The backbone of the proposed SPD matrix network (SPDNet) consists of a novel architecture comprising three main components:
- Bilinear Mapping Layers (BiMap): These are introduced to transform input SPD matrices into output SPD matrices of desired properties. These transformations are modeled as bilinear maps, ensuring that outputs remain within the SPD manifold.
- Eigenvalue Rectification Layers (ReEig): Drawing inspiration from the rectified linear units (ReLU) commonly used in deep networks, these layers introduce non-linearities by rectifying the eigenvalues of the SPD matrices. This ensures that the matrices remain SPD and facilitates the application of non-linear functions.
- Eigenvalue Logarithm Layers (LogEig): These layers are critical for performing Riemannian computations by linearizing the SPD manifold. The matrix logarithm is applied to transform SPD matrices into their Euclidean counterparts, enabling the use of standard output layers.
Backpropagation for this architecture is designed innovatively using a stochastic gradient descent (SGD) variant on Stiefel manifolds. This involves Riemannian optimization techniques to update the network weights constrained on these manifolds, ensuring that orthogonality and other geometric properties are maintained throughout the training process.
Empirical evaluations demonstrate the efficacy of the SPDNet across various visual classification tasks: emotion recognition, action recognition, and face verification. Experiments show that SPDNet consistently outperforms state-of-the-art SPD matrix learning methods, such as Covariance Discriminative Learning (CDL) and Log-Euclidean Metric Learning (LEML), as well as more traditional deep learning approaches like DeepO2P networks. Notably, the deeper configurations of SPDNet (utilizing multiple BiMap and ReEig layers) yield marked improvements in predictive accuracy, validating the importance of leveraging depth, geometry-aware mappings, and non-linear activation within the SPD framework.

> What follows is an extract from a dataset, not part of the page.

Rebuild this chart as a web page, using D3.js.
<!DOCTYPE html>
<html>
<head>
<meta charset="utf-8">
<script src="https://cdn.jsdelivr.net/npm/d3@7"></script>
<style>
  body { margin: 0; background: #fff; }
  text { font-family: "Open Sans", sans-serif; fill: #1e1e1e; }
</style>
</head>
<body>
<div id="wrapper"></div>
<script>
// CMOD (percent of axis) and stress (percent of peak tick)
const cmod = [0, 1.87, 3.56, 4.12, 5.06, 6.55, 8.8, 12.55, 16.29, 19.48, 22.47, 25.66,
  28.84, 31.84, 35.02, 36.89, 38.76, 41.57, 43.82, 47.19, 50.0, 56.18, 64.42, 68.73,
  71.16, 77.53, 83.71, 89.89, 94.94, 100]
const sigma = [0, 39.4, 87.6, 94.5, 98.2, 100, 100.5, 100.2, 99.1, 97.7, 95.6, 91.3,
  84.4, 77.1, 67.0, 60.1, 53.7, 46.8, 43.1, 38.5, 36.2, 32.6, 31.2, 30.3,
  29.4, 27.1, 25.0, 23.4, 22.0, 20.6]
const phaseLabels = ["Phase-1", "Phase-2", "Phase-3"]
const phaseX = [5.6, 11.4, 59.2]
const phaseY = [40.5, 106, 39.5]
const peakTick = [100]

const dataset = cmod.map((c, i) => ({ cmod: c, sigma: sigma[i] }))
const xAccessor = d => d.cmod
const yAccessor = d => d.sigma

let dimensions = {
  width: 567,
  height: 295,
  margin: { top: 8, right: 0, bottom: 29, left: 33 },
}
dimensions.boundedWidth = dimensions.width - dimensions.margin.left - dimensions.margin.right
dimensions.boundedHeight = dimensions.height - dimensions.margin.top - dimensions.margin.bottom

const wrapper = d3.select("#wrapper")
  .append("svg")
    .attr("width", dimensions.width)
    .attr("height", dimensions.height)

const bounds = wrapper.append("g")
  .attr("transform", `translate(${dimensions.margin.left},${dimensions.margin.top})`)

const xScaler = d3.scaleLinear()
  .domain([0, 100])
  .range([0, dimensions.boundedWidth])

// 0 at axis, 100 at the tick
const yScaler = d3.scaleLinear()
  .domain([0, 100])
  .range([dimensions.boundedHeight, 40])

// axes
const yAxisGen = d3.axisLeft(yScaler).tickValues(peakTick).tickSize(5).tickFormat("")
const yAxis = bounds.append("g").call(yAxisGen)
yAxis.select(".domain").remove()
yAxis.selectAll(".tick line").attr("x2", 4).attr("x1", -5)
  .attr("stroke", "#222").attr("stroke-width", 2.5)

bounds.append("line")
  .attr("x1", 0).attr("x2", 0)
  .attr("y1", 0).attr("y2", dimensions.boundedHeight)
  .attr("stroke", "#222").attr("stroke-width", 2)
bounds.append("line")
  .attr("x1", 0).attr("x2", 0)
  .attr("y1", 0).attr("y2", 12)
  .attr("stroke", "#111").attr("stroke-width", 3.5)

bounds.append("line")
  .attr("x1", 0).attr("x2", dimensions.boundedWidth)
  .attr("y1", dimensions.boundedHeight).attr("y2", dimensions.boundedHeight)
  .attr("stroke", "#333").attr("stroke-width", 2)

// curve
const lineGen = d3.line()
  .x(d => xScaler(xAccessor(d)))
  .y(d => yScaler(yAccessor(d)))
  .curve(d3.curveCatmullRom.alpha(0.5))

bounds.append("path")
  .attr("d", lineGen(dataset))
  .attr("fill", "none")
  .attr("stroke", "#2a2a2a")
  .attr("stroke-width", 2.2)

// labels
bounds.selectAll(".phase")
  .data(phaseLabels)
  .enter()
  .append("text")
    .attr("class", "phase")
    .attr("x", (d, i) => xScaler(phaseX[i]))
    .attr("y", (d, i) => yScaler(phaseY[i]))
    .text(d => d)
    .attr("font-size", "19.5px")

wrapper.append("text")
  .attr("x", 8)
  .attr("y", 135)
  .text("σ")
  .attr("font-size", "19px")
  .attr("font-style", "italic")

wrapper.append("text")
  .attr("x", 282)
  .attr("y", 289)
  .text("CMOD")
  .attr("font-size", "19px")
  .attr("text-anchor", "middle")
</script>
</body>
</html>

The paper suggests several avenues for further research, including integration of additional layers, such as pooling and normalization layers, which align well with SPD geometries, and layering SPDNet atop existing convolutional networks for enriched learning from raw image data. The potential for extending these methodologies to general Riemannian manifolds for broader applicability in manifold learning and neural network optimization is also highlighted.
This work contributes significantly to the field of Riemannian learning by bridging deep learning methodologies with non-Euclidean data structures, showcasing a potentially potent paradigm for SPD matrix learning and associated applications.